While the State introduced uncontested evidence that Blackman was under the influence at the time Officer Neumiller found him lying beside his motorcycle, it offered no direct evidence that Blackman was under such influence at the time of the accident, which time, as we have already seen, was unknown.
Other states have encountered this situation. See, State v. Clark, 130 Vt. 500, 296 A.2d 475 (1972) (defendant could not be convicted where there was no direct evidence that defendant was under influence at time of accident, despite uncontested testimony that defendant was intoxicated when police found defendant at accident scene); Brown v. State, 584 P.2d 231 (Okla. Crim. App. 1978) (that defendant was intoxicated when assisted at scene of accident was insufficient to sustain conviction in absence of evidence as to when accident occurred); Coleman v. State, 704 S.W.2d 511 (Tex. App. 1986) (because no evidence showed defendant was intoxicated at time he was driving prior to accident, conviction could not rest on evidence that defendant was intoxicated at scene when officers arrived).

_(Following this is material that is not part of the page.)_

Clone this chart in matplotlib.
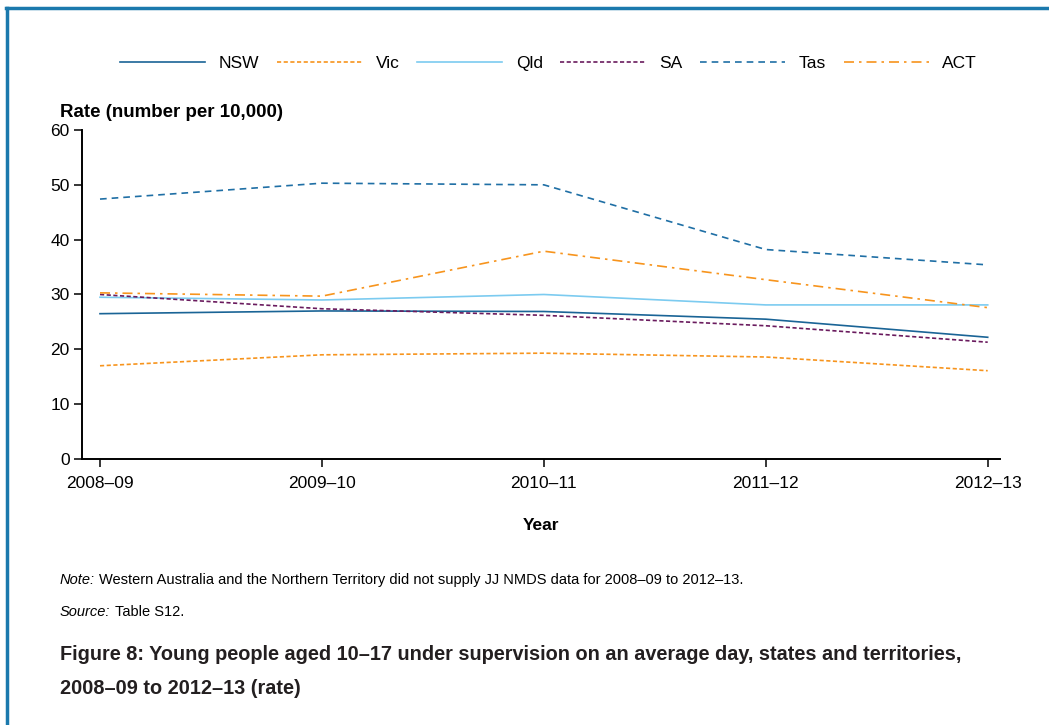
import matplotlib.pyplot as plt
from matplotlib.lines import Line2D

years = ["2008–09", "2009–10", "2010–11", "2011–12", "2012–13"]

nsw = [26.5, 27.0, 26.9, 25.5, 22.2]
vic = [17.0, 19.0, 19.3, 18.6, 16.1]
qld = [29.5, 29.0, 30.0, 28.1, 28.1]
sa = [30.0, 27.4, 26.2, 24.3, 21.3]
tas = [47.4, 50.3, 50.0, 38.2, 35.4]
act = [30.3, 29.7, 37.9, 32.7, 27.6]

plt.rcParams['font.family'] = ['Liberation Sans', 'DejaVu Sans']

fig = plt.figure(figsize=(10.49, 7.25), dpi=100)
ax = fig.add_axes([0.0782, 0.3669, 0.8748, 0.4538])

x = list(range(len(years)))
lw = 1.2
ax.plot(x, nsw, color="#1a6496", lw=lw, label="NSW")
ax.plot(x, vic, color="#f7941d", lw=lw, ls=(0, (2.5, 1.5)), label="Vic")
ax.plot(x, qld, color="#7ccbf0", lw=lw, label="Qld")
ax.plot(x, sa, color="#6a1b5e", lw=lw, ls=(0, (2.5, 1.5)), label="SA")
ax.plot(x, tas, color="#1f6fa5", lw=lw, ls=(0, (4, 3)), label="Tas")
ax.plot(x, act, color="#f7941d", lw=lw, ls=(0, (6, 3, 1.5, 3)), label="ACT")

ax.set_xlim(-0.081, 4.054)
ax.set_ylim(0, 60)
ax.set_yticks(range(0, 61, 10))
ax.set_xticks(x, years)
ax.spines['top'].set_visible(False)
ax.spines['right'].set_visible(False)
ax.spines['left'].set_linewidth(1.4)
ax.spines['bottom'].set_linewidth(1.4)
ax.tick_params(axis='both', labelsize=12.5, length=6, width=1.1, direction='out')
ax.tick_params(axis='x', pad=6)
ax.tick_params(axis='y', pad=3)

ax.set_xlabel("Year", fontsize=12.5, fontweight='bold', labelpad=20)
fig.text(0.0572, 0.845, "Rate (number per 10,000)", fontsize=13.5, fontweight='bold',
         va='center', ha='left')

fig.legend(loc='center', bbox_to_anchor=(0.523, 0.913), ncol=6, frameon=False,
           fontsize=12.5, handlelength=4.9, handletextpad=0.8, columnspacing=1.0)

# notes and caption
renderer = fig.canvas.get_renderer()
inv = fig.transFigure.inverted()


def label_pair(y, head, body):
    t = fig.text(0.0572, y, head, fontsize=10.5, style='italic', va='center')
    ext = t.get_window_extent(renderer)
    x1 = inv.transform((ext.x1 + 4, 0))[0]
    fig.text(x1, y, body, fontsize=10.5, va='center')


label_pair(0.2, "Note:", "Western Australia and the Northern Territory did not supply JJ NMDS data for 2008–09 to 2012–13.")
label_pair(0.156, "Source:", "Table S12.")

cap_col = "#231f20"
fig.text(0.0572, 1 - 655 / 725, "Figure 8: Young people aged 10–17 under supervision on an average day, states and territories,",
         fontsize=14.3, fontweight='bold', va='center', color=cap_col)
fig.text(0.0572, 1 - 688 / 725, "2008–09 to 2012–13 (rate)",
         fontsize=14.3, fontweight='bold', va='center', color=cap_col)

border = "#1b79ad"
fig.add_artist(Line2D([0.006, 1.0], [0.989, 0.989], color=border, lw=2.5, transform=fig.transFigure))
fig.add_artist(Line2D([0.0068, 0.0068], [0.0, 0.989], color=border, lw=2.5, transform=fig.transFigure))

fig.savefig("out.png", dpi=100)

Intoxication may be evidenced circumstantially by “prior or subsequent condition of intoxication within such a time that the condition may be supposed to be continuous.” 2 John H. Wigmore, Evidence in Trials at Common Law § 235 at 33 (James H. Chadbourn rev. 1979). But it is obvious that in order to have the inference of being under the influence applied retroactively in the present case, the burden was upon the State to prove that Blackman’s last act of driving occurred within a time period such that the intoxicated condition, in which he was found at the scene, had been continuous since his last act of driving. This burden of proof was not met by the State.
Additionally, the fact that Officer Neumiller offered opinion testimony that Blackman was intoxicated when found by the *301roadside does not provide any more sufficient basis upon which to rest the conviction than the breath test does. It would be incongruous at best to say in a case such as that before us that the breath test is inadmissible to prove intoxication at some unknown prior time when Blackman was driving his motorcycle, yet that Officer Neumiller’s testimony is admissible. Again, the issue in this DUI case is whether there is sufficient evidence from which a fact finder could infer that Blackman’s intoxication and his operation or control of his motorcycle occurred simultaneously, not that Blackman was intoxicated when Officer Neumiller found him. In order to have the inference of being under the influence applied retroactively, the State must show that Blackman’s driving occurred within a time period such that the intoxicated condition, in which he was found at the scene, had been continuous since the time of Blackman’s driving. In this case, such inference can be no better made from Officer Neumiller’s opinion than from the already excluded breath test. Concluding that there was insufficient evidence to support this conviction and sentence, we reverse the decision of the district court, which affirmed the county court’s decision, and we remand the matter to the district court with directions to vacate the decision of the county court and to remand the case to the county court for dismissal.
Judgment vacated, and cause REMANDED WITH DIRECTIONS.